> _Task prompt_:
Do not repeat pictures. Repeat exactly the lines of the listing below from its first line through the line with "const valueMax=14000000;".

> _Raw data_:

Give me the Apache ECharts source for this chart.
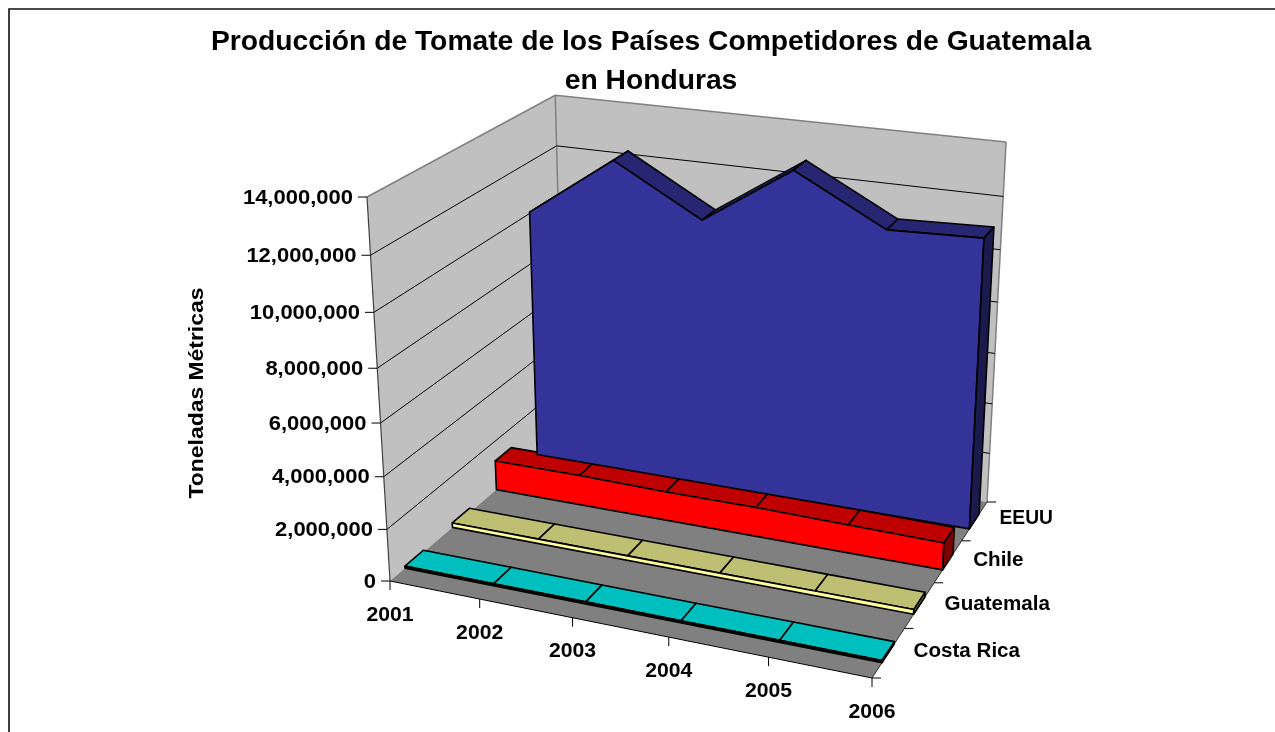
<!DOCTYPE html>
<html><head><meta charset="utf-8"><style>html,body{margin:0;padding:0;background:#fff}#c{width:1275px;height:732px}</style>
<script src="https://cdn.jsdelivr.net/npm/echarts@6/dist/echarts.min.js"></script></head>
<body><div id="c"></div><script>
const years=['2001','2002','2003','2004','2005','2006'];
const countries=['Costa Rica','Guatemala','Chile','EEUU'];
const costaRica=[80000,80000,80000,80000,80000,80000];
const guatemala=[180000,180000,180000,180000,180000,180000];
const chile=[1200000,1200000,1150000,1150000,1100000,1050000];
const eeuu=[10050000,12470000,10580000,12870000,11070000,11200000];
const valueTicks=[0,2000000,4000000,6000000,8000000,10000000,12000000,14000000];
const valueMax=14000000;

// Box frame on screen (layout only)
const A=[390,581],B=[872,678],C=[987,502],D=[564,431.5],T0=[367,197],T2=[1006,141];
const band=[0.30,0.68];
const S={};
(function(){
 const [x0,y0]=A,[x1,y1]=B,[x2,y2]=C,[x3,y3]=D;
 const sx=x0-x1+x2-x3,sy=y0-y1+y2-y3,dx1=x1-x2,dx2=x3-x2,dy1=y1-y2,dy2=y3-y2,det=dx1*dy2-dx2*dy1;
 const g=(sx*dy2-dx2*sy)/det,h=(dx1*sy-sx*dy1)/det;
 const a=x1-x0+g*x1,b=x3-x0+h*x3,c=x0,d=y1-y0+g*y1,e=y3-y0+h*y3,f=y0;
 const Ax=T0[0]-T2[0],Bx=T2[0]*(g+h+1)-a-b-T0[0];
 const Ay=T0[1]-T2[1],By=T2[1]*(g+h+1)-d-e-T0[1];
 const t=(Ax*Bx+Ay*By)/(Ax*Ax+Ay*Ay);
 Object.assign(S,{a,b,c,d,e,f,g,h,t,c1:T0[0]*(1+t)-c,c2:T0[1]*(1+t)-f});
})();
function P(u,v,val){
 const z=val/valueMax,w=S.g*u+S.h*v+1+S.t*z;
 return [(S.a*u+S.b*v+S.c+S.c1*z)/w,(S.d*u+S.e*v+S.f+S.c2*z)/w];
}
const U=i=>i/(years.length-1), V=k=>k/countries.length;
const line=(p,q,stroke,lw,z2)=>({type:'line',shape:{x1:p[0],y1:p[1],x2:q[0],y2:q[1]},style:{stroke,lineWidth:lw},z2:z2||0});
const poly=(pts,fill,stroke,lw,z2)=>({type:'polygon',shape:{points:pts},style:{fill,stroke:stroke||null,lineWidth:lw||0,lineJoin:'round'},z2:z2||0});
const txt=(x,y,text,ax,sx)=>({type:'text',x,y,scaleX:sx||1,style:{text,fill:'#000',font:'bold 20px "Liberation Sans", Arial, sans-serif',textAlign:ax,textVerticalAlign:'middle'}});

function renderFrame(){
 const wall='#c0c0c0',edge='#808080';
 const ch=[];
 const back=[P(0,1,0),P(1,1,0),P(1,1,valueMax),P(0,1,valueMax)];
 const left=[P(0,0,0),P(0,1,0),P(0,1,valueMax),P(0,0,valueMax)];
 const floor=[P(0,0,0),P(1,0,0),P(1,1,0),P(0,1,0)];
 ch.push(poly(back,wall),poly(left,wall),poly(floor,'#808080'));
 ch.push(line(P(0,0,valueMax),P(0,1,valueMax),edge,1.5),line(P(0,1,valueMax),P(1,1,valueMax),edge,1.5),line(P(1,1,valueMax),P(1,1,0),edge,1.5),line(P(0,1,0),P(0,1,valueMax),edge,1.5));
 valueTicks.forEach(t=>{
  if(t>0&&t<valueMax){ch.push(line(P(0,0,t),P(0,1,t),'#000',1),line(P(0,1,t),P(1,1,t),'#000',1));}
 });
 ch.push(line(P(0,0,0),P(0,0,valueMax),'#404040',1.2),line(P(0,0,0),P(1,0,0),'#000',1),line(P(1,0,0),P(1,1,0),'#303030',1));
 return {type:'group',children:ch};
}
function renderLabels(){
 const ch=[];
 valueTicks.forEach(t=>{const p=P(0,0,t);ch.push(line([p[0]-9,p[1]],p,'#000',1),txt(p[0]-14,p[1]+1,t.toLocaleString('en-US'),'right',1.1));});
 years.forEach((y,i)=>{const p=P(U(i),0,0);ch.push(line(p,[p[0],p[1]+9],'#000',1),txt(p[0],p[1]+34,y,'center',1.06));});
 for(let k=0;k<=countries.length;k++){const p=P(1,V(k),0);ch.push(line(p,[p[0]+9,p[1]],'#000',1));}
 countries.forEach((n,k)=>{const p=P(1,V(k+0.5),0);ch.push(txt(p[0]+25,p[1]-1-(k===3?2:0),n,'left',k===3?0.96:1.03));});
 return {type:'group',children:ch};
}
function renderArea(values,k,fills){
 const v0=V(k+band[0]),v1=V(k+band[1]),last=values.length-1;
 return function(params,api){
  const i=api.value(0),val=api.value(1),ch=[],lw=1.6;
  if(i<last){
   const nx=values[i+1];
   ch.push(poly([P(U(i),v0,val),P(U(i+1),v0,nx),P(U(i+1),v1,nx),P(U(i),v1,val)],fills.top,'#000',lw,1));
  } else {
   ch.push(poly([P(1,v0,0),P(1,v1,0),P(1,v1,val),P(1,v0,val)],fills.side,'#000',lw,3));
   const pts=[P(0,v0,0)];
   values.forEach((w,j)=>pts.push(P(U(j),v0,w)));
   pts.push(P(1,v0,0));
   ch.push(poly(pts,fills.front,'#000',lw,2));
  }
  return {type:'group',children:ch};
 };
}
const seriesFills=[
 {top:'#00bfbf',front:'#000000',side:'#007f7f'},
 {top:'#bfbf73',front:'#ffff99',side:'#7f7f4c'},
 {top:'#bf0000',front:'#ff0000',side:'#7f0000'},
 {top:'#262673',front:'#333399',side:'#1a1a4d'}
];
const seriesValues=[costaRica,guatemala,chile,eeuu];
const areaSeries=[3,2,1,0].map(k=>({
 type:'custom',name:countries[k],coordinateSystem:'none',silent:true,
 data:seriesValues[k].map((v,i)=>[i,v]),encode:{},
 renderItem:renderArea(seriesValues[k],k,seriesFills[k])
}));
const chart=echarts.init(document.getElementById('c'));
chart.setOption({
 animation:false,backgroundColor:'#fff',
 title:{text:'Producción de Tomate de los Países Competidores de Guatemala\nen Honduras',left:646,top:18,textAlign:'center',
  textStyle:{fontFamily:'"Liberation Sans", Arial, sans-serif',fontWeight:'bold',fontSize:28.25,lineHeight:38.5,color:'#000'}},
 graphic:[
  {type:'polyline',shape:{points:[[9,732],[9,9],[1275,9]]},style:{stroke:'#111',fill:null,lineWidth:1.6}},
  {type:'text',x:197,y:393,rotation:Math.PI/2,scaleX:1.145,style:{text:'Toneladas Métricas',fill:'#000',font:'bold 20px "Liberation Sans", Arial, sans-serif',textAlign:'center',textVerticalAlign:'middle'}}
 ],
 series:[
  {type:'custom',coordinateSystem:'none',silent:true,data:[[0]],renderItem:renderFrame},
  ...areaSeries,
  {type:'custom',coordinateSystem:'none',silent:true,data:[[0]],renderItem:renderLabels}
 ]
});
</script></body></html>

> _Correct result_:
Give me the Apache ECharts source for this chart.
<!DOCTYPE html>
<html><head><meta charset="utf-8"><style>html,body{margin:0;padding:0;background:#fff}#c{width:1275px;height:732px}</style>
<script src="https://cdn.jsdelivr.net/npm/echarts@6/dist/echarts.min.js"></script></head>
<body><div id="c"></div><script>
const years=['2001','2002','2003','2004','2005','2006'];
const countries=['Costa Rica','Guatemala','Chile','EEUU'];
const costaRica=[80000,80000,80000,80000,80000,80000];
const guatemala=[180000,180000,180000,180000,180000,180000];
const chile=[1200000,1200000,1150000,1150000,1100000,1050000];
const eeuu=[10050000,12470000,10580000,12870000,11070000,11200000];
const valueTicks=[0,2000000,4000000,6000000,8000000,10000000,12000000,14000000];
const valueMax=14000000;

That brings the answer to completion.